Kennedy wants SEC to review stock sale
Associated Press
WASHINGTON — Sen. Edward M. Kennedy yesterday asked the Securities and Exchange Commission to investigate whether officials of big student lender SLM Corp. engaged in illegal insider trading in selling company stock ahead of the release of President Bush's budget proposal.
Kennedy, who heads the Senate panel that oversees educational issues, asked for an official review of the stock sales, and whether any members of the Bush administration "were complicit in such violation," in a letter to SEC Chairman Christopher Cox.
Kennedy noted that the budget proposal made public Feb. 5 included billions of dollars of cuts in government subsidies to the student lending industry that could crimp the profits of SLM, better known as Sallie Mae, the biggest player in the industry.
The SLM chairman, Albert L. Lord, sold $18.3 million of company stock Feb. 1 and Feb. 2. After the Bush proposal for the 2008 budget year was announced on Feb. 5, the stock plummeted 9 percent, to $42.37 a share.
SLM disclosed Lord's sale of 400,000 shares in a filing that night with the SEC, as required by law for officers and directors of public companies.

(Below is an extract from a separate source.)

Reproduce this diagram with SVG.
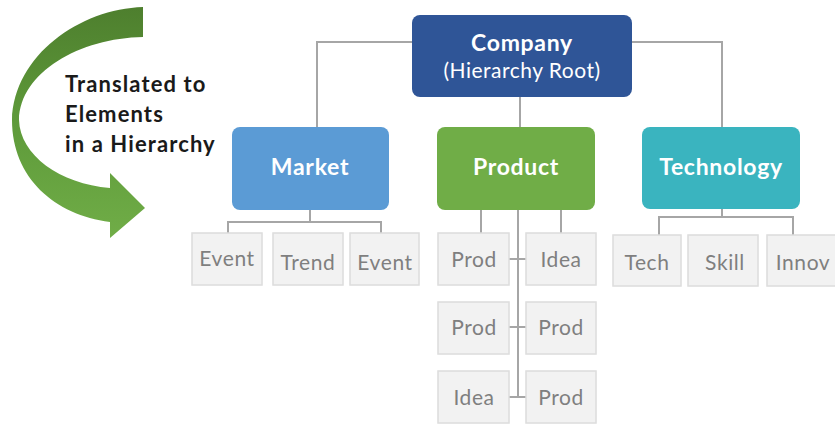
<svg xmlns="http://www.w3.org/2000/svg" width="835" height="425" viewBox="0 0 835 425">
<defs>
<linearGradient id="ag" x1="0" y1="0" x2="0" y2="1">
<stop offset="0" stop-color="#4E7F2E"/>
<stop offset="0.5" stop-color="#5E9A3A"/>
<stop offset="1" stop-color="#70AD47"/>
</linearGradient>
<style>
.box{stroke:none}
.leaf{fill:#F2F2F2;stroke:#DCDCDC;stroke-width:1.5}
.lt{font-family:Lato,"Open Sans","Liberation Sans",sans-serif;font-size:21px;letter-spacing:0.6px;fill:#7F7F7F;text-anchor:middle}
.bt{font-family:Lato,"Open Sans","Liberation Sans",sans-serif;font-size:23px;letter-spacing:0.7px;font-weight:bold;fill:#FFFFFF;text-anchor:middle}
.conn{fill:none;stroke:#A6A6A6;stroke-width:2}
.cap{font-family:Lato,"Open Sans","Liberation Sans",sans-serif;font-size:22px;letter-spacing:1.1px;font-weight:bold;fill:#1A1A1A}
</style>
</defs>
<rect width="835" height="425" fill="#FFFFFF"/>
<g id="arrow">
<path d="M143,7 C80,9 14,55 12,120 C12,178 55,215 110,222 L110,238 L145,208 L110,173 L110,188 C60,184 20,155 19,120 C20,72 80,38 143,37 Z" fill="url(#ag)"/>
</g>
<g id="caption">
<text class="cap" x="65" y="92">Translated to</text>
<text class="cap" x="65" y="122">Elements</text>
<text class="cap" x="65" y="152">in a Hierarchy</text>
</g>
<g id="connectors">
<path class="conn" d="M412,42 H317 V127"/>
<path class="conn" d="M632,42 H722 V127"/>
<path class="conn" d="M520,97 V127"/>
<path class="conn" d="M310,210 V222 M228,233 V222 H381 V233"/>
<path class="conn" d="M481,210 V233 M561,210 V233 M518,210 V397 M509,259 H526 M509,327 H526 M509,397 H526"/>
<path class="conn" d="M722,209 V217 M659,235 V217 H793 V235"/>
</g>
<g id="company">
<rect class="box" x="412" y="15" width="220" height="82" rx="8" fill="#2F5597"/>
<text class="bt" x="522" y="51">Company</text>
<text x="522" y="78" font-family="Lato,'Open Sans','Liberation Sans',sans-serif" font-size="21" letter-spacing="0.5" fill="#FFFFFF" text-anchor="middle">(Hierarchy Root)</text>
</g>
<g id="market">
<rect class="box" x="232" y="127" width="157" height="83" rx="8" fill="#5B9BD5"/>
<text class="bt" x="310" y="175">Market</text>
</g>
<g id="product">
<rect class="box" x="437" y="127" width="158" height="83" rx="8" fill="#70AD47"/>
<text class="bt" x="516" y="175">Product</text>
</g>
<g id="technology">
<rect class="box" x="642" y="127" width="158" height="82" rx="8" fill="#3AB4BF"/>
<text class="bt" x="721" y="175">Technology</text>
</g>
<g id="m-event1"><rect class="leaf" x="192" y="233" width="70" height="52"/><text class="lt" x="227" y="266">Event</text></g>
<g id="m-trend"><rect class="leaf" x="273" y="233" width="70" height="52"/><text class="lt" x="308" y="270">Trend</text></g>
<g id="m-event2"><rect class="leaf" x="350" y="233" width="69" height="52"/><text class="lt" x="385" y="270">Event</text></g>
<g id="p-prod1"><rect class="leaf" x="438" y="233" width="71" height="52"/><text class="lt" x="474" y="267">Prod</text></g>
<g id="p-idea1"><rect class="leaf" x="526" y="233" width="70" height="52"/><text class="lt" x="561" y="267">Idea</text></g>
<g id="p-prod2"><rect class="leaf" x="438" y="302" width="71" height="52"/><text class="lt" x="474" y="335">Prod</text></g>
<g id="p-prod3"><rect class="leaf" x="526" y="302" width="70" height="52"/><text class="lt" x="561" y="335">Prod</text></g>
<g id="p-idea2"><rect class="leaf" x="438" y="371" width="71" height="52"/><text class="lt" x="474" y="405">Idea</text></g>
<g id="p-prod4"><rect class="leaf" x="526" y="371" width="70" height="52"/><text class="lt" x="561" y="405">Prod</text></g>
<g id="t-tech"><rect class="leaf" x="613" y="235" width="68" height="51"/><text class="lt" x="647" y="270">Tech</text></g>
<g id="t-skill"><rect class="leaf" x="688" y="235" width="70" height="51"/><text class="lt" x="725" y="270">Skill</text></g>
<g id="t-innov"><rect class="leaf" x="767" y="235" width="70" height="51"/><text class="lt" x="803" y="270">Innov</text></g>
</svg>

He sold the stock to pay for personal projects, according to the filing, and an SLM spokesman said at the time that Lord had planned the sale for several weeks and had informed the company of his plans.
"Such trading activity immediately prior to the budget announcement ... raises obvious concerns about whether SLM officers and directors had inappropriate communications with members of the administration about the content of the president's budget before its public announcement," wrote Kennedy, D-Mass., who is chairman of the Senate Health, Education, Labor and Pensions Committee.
SEC spokesman John Nester declined comment.
Tom Joyce, a spokesman for Reston, Va.-based SLM, said Tuesday that Lord's stock sale "was utterly and completely coincidental in terms of the timing of the president's budget" and that the proposed reductions in subsidies were a surprise to the company.
"The stock sale had literally nothing to do with the president's budget," Joyce said.